• _PROBLEM STATEMENT_:
Write out each line of the listing as it stands, without the images.

• _SUPPLIED INFORMATION_:
▶

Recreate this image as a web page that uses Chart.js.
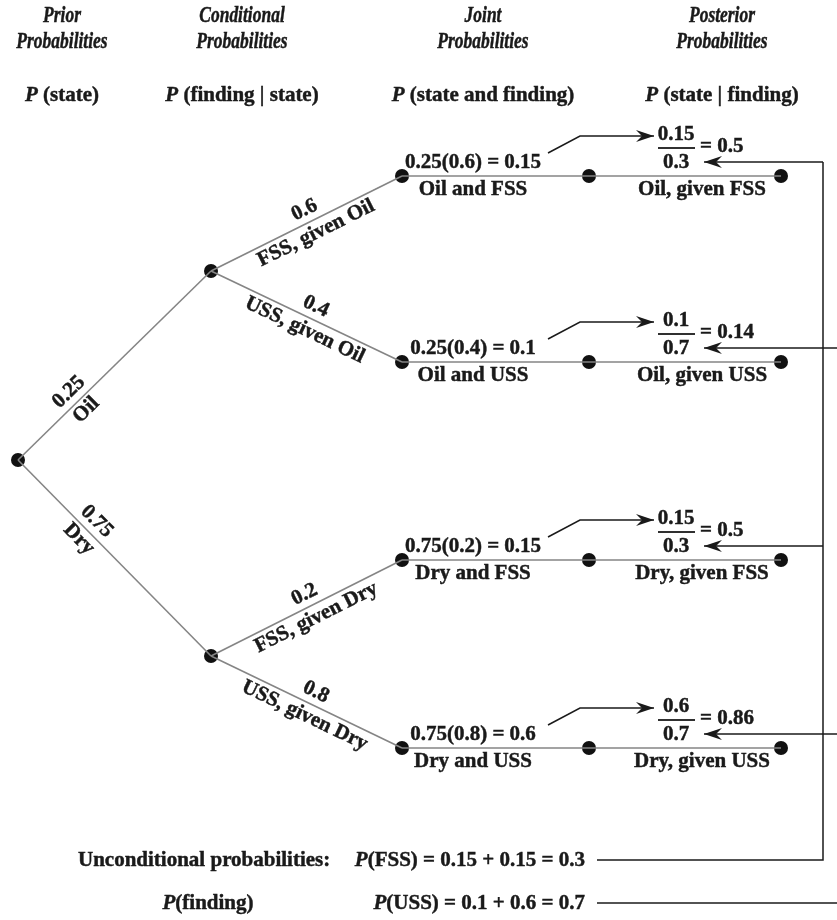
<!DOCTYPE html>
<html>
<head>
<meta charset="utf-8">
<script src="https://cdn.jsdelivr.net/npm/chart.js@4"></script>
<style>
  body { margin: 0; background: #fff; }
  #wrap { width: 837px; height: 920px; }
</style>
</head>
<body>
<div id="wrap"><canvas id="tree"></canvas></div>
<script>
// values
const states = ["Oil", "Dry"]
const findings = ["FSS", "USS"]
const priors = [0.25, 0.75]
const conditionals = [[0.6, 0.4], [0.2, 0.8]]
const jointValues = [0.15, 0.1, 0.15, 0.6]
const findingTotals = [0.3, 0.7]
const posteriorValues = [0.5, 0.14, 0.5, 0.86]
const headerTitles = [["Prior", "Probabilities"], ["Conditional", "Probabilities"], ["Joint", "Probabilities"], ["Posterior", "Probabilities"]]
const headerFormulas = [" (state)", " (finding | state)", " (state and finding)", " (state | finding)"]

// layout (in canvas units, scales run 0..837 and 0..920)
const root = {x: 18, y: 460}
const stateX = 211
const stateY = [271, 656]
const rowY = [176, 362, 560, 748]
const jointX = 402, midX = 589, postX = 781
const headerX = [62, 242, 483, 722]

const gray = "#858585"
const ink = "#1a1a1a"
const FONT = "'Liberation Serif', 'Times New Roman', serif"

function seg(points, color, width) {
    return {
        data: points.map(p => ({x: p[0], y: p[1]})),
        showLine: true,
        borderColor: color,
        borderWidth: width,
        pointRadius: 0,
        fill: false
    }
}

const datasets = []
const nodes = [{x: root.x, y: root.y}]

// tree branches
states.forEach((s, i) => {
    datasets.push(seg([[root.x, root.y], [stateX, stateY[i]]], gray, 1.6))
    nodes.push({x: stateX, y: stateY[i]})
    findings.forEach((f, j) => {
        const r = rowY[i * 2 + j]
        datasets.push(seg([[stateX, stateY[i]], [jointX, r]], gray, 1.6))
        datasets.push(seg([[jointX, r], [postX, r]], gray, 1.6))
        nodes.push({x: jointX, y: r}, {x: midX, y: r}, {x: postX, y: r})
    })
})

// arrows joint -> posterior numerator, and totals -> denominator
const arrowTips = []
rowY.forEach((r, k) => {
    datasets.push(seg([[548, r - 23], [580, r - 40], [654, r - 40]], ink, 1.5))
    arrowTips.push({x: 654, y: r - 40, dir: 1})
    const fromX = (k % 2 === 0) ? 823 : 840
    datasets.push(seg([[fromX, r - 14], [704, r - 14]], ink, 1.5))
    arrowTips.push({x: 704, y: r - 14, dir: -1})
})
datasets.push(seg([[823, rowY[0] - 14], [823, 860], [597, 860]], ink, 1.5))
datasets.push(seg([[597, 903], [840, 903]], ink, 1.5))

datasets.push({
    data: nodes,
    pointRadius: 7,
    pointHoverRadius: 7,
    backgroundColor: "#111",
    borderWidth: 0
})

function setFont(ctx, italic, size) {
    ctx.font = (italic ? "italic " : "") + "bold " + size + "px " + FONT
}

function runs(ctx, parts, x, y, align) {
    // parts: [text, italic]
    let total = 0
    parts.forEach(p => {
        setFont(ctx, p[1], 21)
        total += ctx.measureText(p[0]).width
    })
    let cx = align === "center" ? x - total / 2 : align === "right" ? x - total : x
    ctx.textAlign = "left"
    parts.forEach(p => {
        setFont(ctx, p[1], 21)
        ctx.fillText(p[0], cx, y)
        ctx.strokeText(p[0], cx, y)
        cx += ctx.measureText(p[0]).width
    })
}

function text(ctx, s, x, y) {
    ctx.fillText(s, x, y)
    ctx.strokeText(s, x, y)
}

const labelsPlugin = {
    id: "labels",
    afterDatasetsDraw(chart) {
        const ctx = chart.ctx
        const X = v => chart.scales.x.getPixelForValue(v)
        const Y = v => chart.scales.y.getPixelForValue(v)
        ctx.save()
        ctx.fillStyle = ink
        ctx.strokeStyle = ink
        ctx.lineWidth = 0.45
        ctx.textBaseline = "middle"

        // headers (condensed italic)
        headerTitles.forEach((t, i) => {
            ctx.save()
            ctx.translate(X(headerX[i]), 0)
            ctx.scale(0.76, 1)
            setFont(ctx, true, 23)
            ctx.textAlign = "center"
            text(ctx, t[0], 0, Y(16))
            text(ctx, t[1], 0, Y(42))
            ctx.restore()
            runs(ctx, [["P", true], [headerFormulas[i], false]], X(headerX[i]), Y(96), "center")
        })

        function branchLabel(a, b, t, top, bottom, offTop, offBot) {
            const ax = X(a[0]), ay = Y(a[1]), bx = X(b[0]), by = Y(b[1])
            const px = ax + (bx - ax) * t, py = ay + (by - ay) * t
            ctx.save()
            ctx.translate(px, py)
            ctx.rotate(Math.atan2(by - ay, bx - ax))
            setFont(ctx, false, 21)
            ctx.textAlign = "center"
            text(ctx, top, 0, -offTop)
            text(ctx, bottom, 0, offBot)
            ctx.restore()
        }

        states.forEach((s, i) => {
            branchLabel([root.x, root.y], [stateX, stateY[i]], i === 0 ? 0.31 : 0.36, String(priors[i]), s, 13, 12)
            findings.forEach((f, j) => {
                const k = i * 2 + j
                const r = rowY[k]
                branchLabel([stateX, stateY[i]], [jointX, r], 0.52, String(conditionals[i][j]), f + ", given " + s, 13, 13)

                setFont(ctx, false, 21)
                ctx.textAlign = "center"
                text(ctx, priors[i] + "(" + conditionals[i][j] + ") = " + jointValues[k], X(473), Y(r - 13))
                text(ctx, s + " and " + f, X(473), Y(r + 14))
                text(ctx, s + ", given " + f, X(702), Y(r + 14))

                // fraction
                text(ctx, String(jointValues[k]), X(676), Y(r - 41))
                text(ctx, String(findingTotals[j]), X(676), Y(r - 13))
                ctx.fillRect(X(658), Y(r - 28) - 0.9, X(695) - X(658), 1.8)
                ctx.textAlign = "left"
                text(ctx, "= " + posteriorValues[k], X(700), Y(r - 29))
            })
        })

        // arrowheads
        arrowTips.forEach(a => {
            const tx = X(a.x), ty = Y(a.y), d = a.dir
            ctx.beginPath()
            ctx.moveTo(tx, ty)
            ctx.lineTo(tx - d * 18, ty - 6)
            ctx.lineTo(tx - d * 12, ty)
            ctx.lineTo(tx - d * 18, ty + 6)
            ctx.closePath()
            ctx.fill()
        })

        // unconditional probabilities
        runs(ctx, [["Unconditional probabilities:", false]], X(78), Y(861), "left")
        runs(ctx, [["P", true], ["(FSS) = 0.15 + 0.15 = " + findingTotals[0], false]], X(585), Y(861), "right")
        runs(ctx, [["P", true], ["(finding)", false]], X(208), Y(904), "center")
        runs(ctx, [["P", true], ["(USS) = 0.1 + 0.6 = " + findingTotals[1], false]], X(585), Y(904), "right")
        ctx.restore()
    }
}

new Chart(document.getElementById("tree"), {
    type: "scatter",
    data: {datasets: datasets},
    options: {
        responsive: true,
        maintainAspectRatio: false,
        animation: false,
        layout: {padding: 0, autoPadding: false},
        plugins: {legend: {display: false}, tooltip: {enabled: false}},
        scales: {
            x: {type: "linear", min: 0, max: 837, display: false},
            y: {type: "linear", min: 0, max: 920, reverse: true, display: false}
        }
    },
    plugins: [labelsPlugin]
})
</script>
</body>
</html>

◀

• _WORKED SOLUTION_:
Recreate this image as a web page that uses Chart.js.
<!DOCTYPE html>
<html>
<head>
<meta charset="utf-8">
<script src="https://cdn.jsdelivr.net/npm/chart.js@4"></script>
<style>
  body { margin: 0; background: #fff; }
  #wrap { width: 837px; height: 920px; }
</style>
</head>
<body>
<div id="wrap"><canvas id="tree"></canvas></div>
<script>
// values
const states = ["Oil", "Dry"]
const findings = ["FSS", "USS"]
const priors = [0.25, 0.75]
const conditionals = [[0.6, 0.4], [0.2, 0.8]]
const jointValues = [0.15, 0.1, 0.15, 0.6]
const findingTotals = [0.3, 0.7]
const posteriorValues = [0.5, 0.14, 0.5, 0.86]
const headerTitles = [["Prior", "Probabilities"], ["Conditional", "Probabilities"], ["Joint", "Probabilities"], ["Posterior", "Probabilities"]]
const headerFormulas = [" (state)", " (finding | state)", " (state and finding)", " (state | finding)"]

// layout (in canvas units, scales run 0..837 and 0..920)
const root = {x: 18, y: 460}
const stateX = 211
const stateY = [271, 656]
const rowY = [176, 362, 560, 748]
const jointX = 402, midX = 589, postX = 781
const headerX = [62, 242, 483, 722]

const gray = "#858585"
const ink = "#1a1a1a"
const FONT = "'Liberation Serif', 'Times New Roman', serif"

function seg(points, color, width) {
    return {
        data: points.map(p => ({x: p[0], y: p[1]})),
        showLine: true,
        borderColor: color,
        borderWidth: width,
        pointRadius: 0,
        fill: false
    }
}

const datasets = []
const nodes = [{x: root.x, y: root.y}]

// tree branches
states.forEach((s, i) => {
    datasets.push(seg([[root.x, root.y], [stateX, stateY[i]]], gray, 1.6))
    nodes.push({x: stateX, y: stateY[i]})
    findings.forEach((f, j) => {
        const r = rowY[i * 2 + j]
        datasets.push(seg([[stateX, stateY[i]], [jointX, r]], gray, 1.6))
        datasets.push(seg([[jointX, r], [postX, r]], gray, 1.6))
        nodes.push({x: jointX, y: r}, {x: midX, y: r}, {x: postX, y: r})
    })
})

// arrows joint -> posterior numerator, and totals -> denominator
const arrowTips = []
rowY.forEach((r, k) => {
    datasets.push(seg([[548, r - 23], [580, r - 40], [654, r - 40]], ink, 1.5))
    arrowTips.push({x: 654, y: r - 40, dir: 1})
    const fromX = (k % 2 === 0) ? 823 : 840
    datasets.push(seg([[fromX, r - 14], [704, r - 14]], ink, 1.5))
    arrowTips.push({x: 704, y: r - 14, dir: -1})
})
datasets.push(seg([[823, rowY[0] - 14], [823, 860], [597, 860]], ink, 1.5))
datasets.push(seg([[597, 903], [840, 903]], ink, 1.5))

datasets.push({
    data: nodes,
    pointRadius: 7,
    pointHoverRadius: 7,
    backgroundColor: "#111",
    borderWidth: 0
})

function setFont(ctx, italic, size) {
    ctx.font = (italic ? "italic " : "") + "bold " + size + "px " + FONT
}

function runs(ctx, parts, x, y, align) {
    // parts: [text, italic]
    let total = 0
    parts.forEach(p => {
        setFont(ctx, p[1], 21)
        total += ctx.measureText(p[0]).width
    })
    let cx = align === "center" ? x - total / 2 : align === "right" ? x - total : x
    ctx.textAlign = "left"
    parts.forEach(p => {
        setFont(ctx, p[1], 21)
        ctx.fillText(p[0], cx, y)
        ctx.strokeText(p[0], cx, y)
        cx += ctx.measureText(p[0]).width
    })
}

function text(ctx, s, x, y) {
    ctx.fillText(s, x, y)
    ctx.strokeText(s, x, y)
}

const labelsPlugin = {
    id: "labels",
    afterDatasetsDraw(chart) {
        const ctx = chart.ctx
        const X = v => chart.scales.x.getPixelForValue(v)
        const Y = v => chart.scales.y.getPixelForValue(v)
        ctx.save()
        ctx.fillStyle = ink
        ctx.strokeStyle = ink
        ctx.lineWidth = 0.45
        ctx.textBaseline = "middle"

        // headers (condensed italic)
        headerTitles.forEach((t, i) => {
            ctx.save()
            ctx.translate(X(headerX[i]), 0)
            ctx.scale(0.76, 1)
            setFont(ctx, true, 23)
            ctx.textAlign = "center"
            text(ctx, t[0], 0, Y(16))
            text(ctx, t[1], 0, Y(42))
            ctx.restore()
            runs(ctx, [["P", true], [headerFormulas[i], false]], X(headerX[i]), Y(96), "center")
        })

        function branchLabel(a, b, t, top, bottom, offTop, offBot) {
            const ax = X(a[0]), ay = Y(a[1]), bx = X(b[0]), by = Y(b[1])
            const px = ax + (bx - ax) * t, py = ay + (by - ay) * t
            ctx.save()
            ctx.translate(px, py)
            ctx.rotate(Math.atan2(by - ay, bx - ax))
            setFont(ctx, false, 21)
            ctx.textAlign = "center"
            text(ctx, top, 0, -offTop)
            text(ctx, bottom, 0, offBot)
            ctx.restore()
        }

        states.forEach((s, i) => {
            branchLabel([root.x, root.y], [stateX, stateY[i]], i === 0 ? 0.31 : 0.36, String(priors[i]), s, 13, 12)
            findings.forEach((f, j) => {
                const k = i * 2 + j
                const r = rowY[k]
                branchLabel([stateX, stateY[i]], [jointX, r], 0.52, String(conditionals[i][j]), f + ", given " + s, 13, 13)

                setFont(ctx, false, 21)
                ctx.textAlign = "center"
                text(ctx, priors[i] + "(" + conditionals[i][j] + ") = " + jointValues[k], X(473), Y(r - 13))
                text(ctx, s + " and " + f, X(473), Y(r + 14))
                text(ctx, s + ", given " + f, X(702), Y(r + 14))

                // fraction
                text(ctx, String(jointValues[k]), X(676), Y(r - 41))
                text(ctx, String(findingTotals[j]), X(676), Y(r - 13))
                ctx.fillRect(X(658), Y(r - 28) - 0.9, X(695) - X(658), 1.8)
                ctx.textAlign = "left"
                text(ctx, "= " + posteriorValues[k], X(700), Y(r - 29))
            })
        })

        // arrowheads
        arrowTips.forEach(a => {
            const tx = X(a.x), ty = Y(a.y), d = a.dir
            ctx.beginPath()
            ctx.moveTo(tx, ty)
            ctx.lineTo(tx - d * 18, ty - 6)
            ctx.lineTo(tx - d * 12, ty)
            ctx.lineTo(tx - d * 18, ty + 6)
            ctx.closePath()
            ctx.fill()
        })

        // unconditional probabilities
        runs(ctx, [["Unconditional probabilities:", false]], X(78), Y(861), "left")
        runs(ctx, [["P", true], ["(FSS) = 0.15 + 0.15 = " + findingTotals[0], false]], X(585), Y(861), "right")
        runs(ctx, [["P", true], ["(finding)", false]], X(208), Y(904), "center")
        runs(ctx, [["P", true], ["(USS) = 0.1 + 0.6 = " + findingTotals[1], false]], X(585), Y(904), "right")
        ctx.restore()
    }
}

new Chart(document.getElementById("tree"), {
    type: "scatter",
    data: {datasets: datasets},
    options: {
        responsive: true,
        maintainAspectRatio: false,
        animation: false,
        layout: {padding: 0, autoPadding: false},
        plugins: {legend: {display: false}, tooltip: {enabled: false}},
        scales: {
            x: {type: "linear", min: 0, max: 837, display: false},
            y: {type: "linear", min: 0, max: 920, reverse: true, display: false}
        }
    },
    plugins: [labelsPlugin]
})
</script>
</body>
</html>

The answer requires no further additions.